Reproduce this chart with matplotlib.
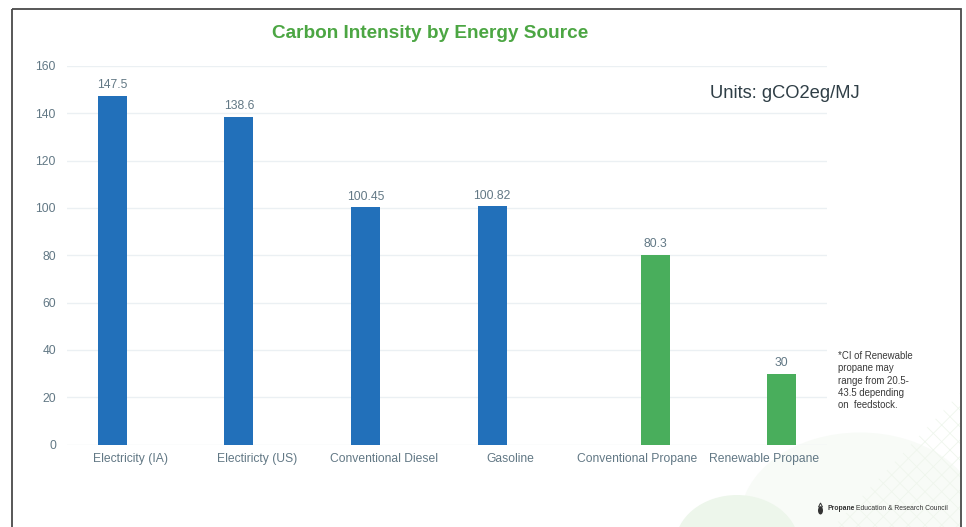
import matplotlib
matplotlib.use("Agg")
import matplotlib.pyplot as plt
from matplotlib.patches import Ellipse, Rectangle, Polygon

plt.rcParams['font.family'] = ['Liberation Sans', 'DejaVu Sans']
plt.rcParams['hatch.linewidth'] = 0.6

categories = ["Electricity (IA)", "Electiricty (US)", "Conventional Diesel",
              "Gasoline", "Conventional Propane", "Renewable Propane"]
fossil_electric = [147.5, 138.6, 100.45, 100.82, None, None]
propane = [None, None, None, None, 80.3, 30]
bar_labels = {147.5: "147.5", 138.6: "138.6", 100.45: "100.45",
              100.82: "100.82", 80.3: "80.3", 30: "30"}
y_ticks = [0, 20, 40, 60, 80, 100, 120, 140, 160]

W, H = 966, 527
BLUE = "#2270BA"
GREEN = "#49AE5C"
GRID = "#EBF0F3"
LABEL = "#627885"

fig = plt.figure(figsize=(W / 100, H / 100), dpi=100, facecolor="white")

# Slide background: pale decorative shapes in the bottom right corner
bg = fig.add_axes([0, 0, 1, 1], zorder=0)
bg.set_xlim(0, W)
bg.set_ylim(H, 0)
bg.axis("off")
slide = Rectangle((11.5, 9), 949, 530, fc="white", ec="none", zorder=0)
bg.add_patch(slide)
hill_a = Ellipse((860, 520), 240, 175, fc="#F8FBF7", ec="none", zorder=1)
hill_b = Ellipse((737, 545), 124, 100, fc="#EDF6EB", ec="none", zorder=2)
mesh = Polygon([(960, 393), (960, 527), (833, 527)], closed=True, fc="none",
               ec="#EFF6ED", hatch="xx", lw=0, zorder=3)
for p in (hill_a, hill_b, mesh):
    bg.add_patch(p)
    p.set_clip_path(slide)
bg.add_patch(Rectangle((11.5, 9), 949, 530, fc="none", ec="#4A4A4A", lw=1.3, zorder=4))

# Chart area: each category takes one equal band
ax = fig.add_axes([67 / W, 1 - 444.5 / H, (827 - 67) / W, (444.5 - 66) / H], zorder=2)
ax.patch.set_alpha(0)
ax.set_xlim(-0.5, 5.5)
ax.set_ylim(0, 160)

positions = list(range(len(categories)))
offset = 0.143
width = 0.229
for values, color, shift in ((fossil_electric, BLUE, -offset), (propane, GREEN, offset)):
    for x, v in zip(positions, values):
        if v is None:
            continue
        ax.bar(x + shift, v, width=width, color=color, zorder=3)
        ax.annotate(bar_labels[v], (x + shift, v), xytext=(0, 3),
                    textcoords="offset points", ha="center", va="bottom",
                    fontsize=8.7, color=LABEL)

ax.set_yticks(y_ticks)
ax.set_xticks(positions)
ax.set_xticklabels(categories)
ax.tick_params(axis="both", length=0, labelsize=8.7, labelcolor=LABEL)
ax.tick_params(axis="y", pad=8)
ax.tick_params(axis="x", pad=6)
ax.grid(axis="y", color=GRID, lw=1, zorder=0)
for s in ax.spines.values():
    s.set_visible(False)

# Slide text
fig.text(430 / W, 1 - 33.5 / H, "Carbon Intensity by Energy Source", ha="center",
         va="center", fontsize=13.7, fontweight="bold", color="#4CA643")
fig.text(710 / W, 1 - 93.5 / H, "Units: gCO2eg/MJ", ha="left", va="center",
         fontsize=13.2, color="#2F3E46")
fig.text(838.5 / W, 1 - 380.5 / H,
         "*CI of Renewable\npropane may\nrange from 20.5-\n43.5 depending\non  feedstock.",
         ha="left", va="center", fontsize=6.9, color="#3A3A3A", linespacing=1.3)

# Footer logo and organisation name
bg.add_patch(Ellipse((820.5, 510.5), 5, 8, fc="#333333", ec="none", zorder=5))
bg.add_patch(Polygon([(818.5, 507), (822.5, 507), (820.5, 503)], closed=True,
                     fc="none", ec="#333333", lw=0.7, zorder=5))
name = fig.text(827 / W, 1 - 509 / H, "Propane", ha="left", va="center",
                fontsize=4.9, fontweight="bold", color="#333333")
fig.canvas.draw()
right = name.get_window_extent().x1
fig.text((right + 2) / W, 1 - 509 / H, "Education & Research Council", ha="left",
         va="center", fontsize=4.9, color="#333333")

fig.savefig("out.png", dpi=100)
++++++
● TO BE DONE
Output exactly the span of lines from the top of the listing through the line holding "plt.rcParams['hatch.linewidth'] = 0.6", and leave every picture out.

● CORRECT RESULT
Reproduce this chart with matplotlib.
import matplotlib
matplotlib.use("Agg")
import matplotlib.pyplot as plt
from matplotlib.patches import Ellipse, Rectangle, Polygon

plt.rcParams['font.family'] = ['Liberation Sans', 'DejaVu Sans']
plt.rcParams['hatch.linewidth'] = 0.6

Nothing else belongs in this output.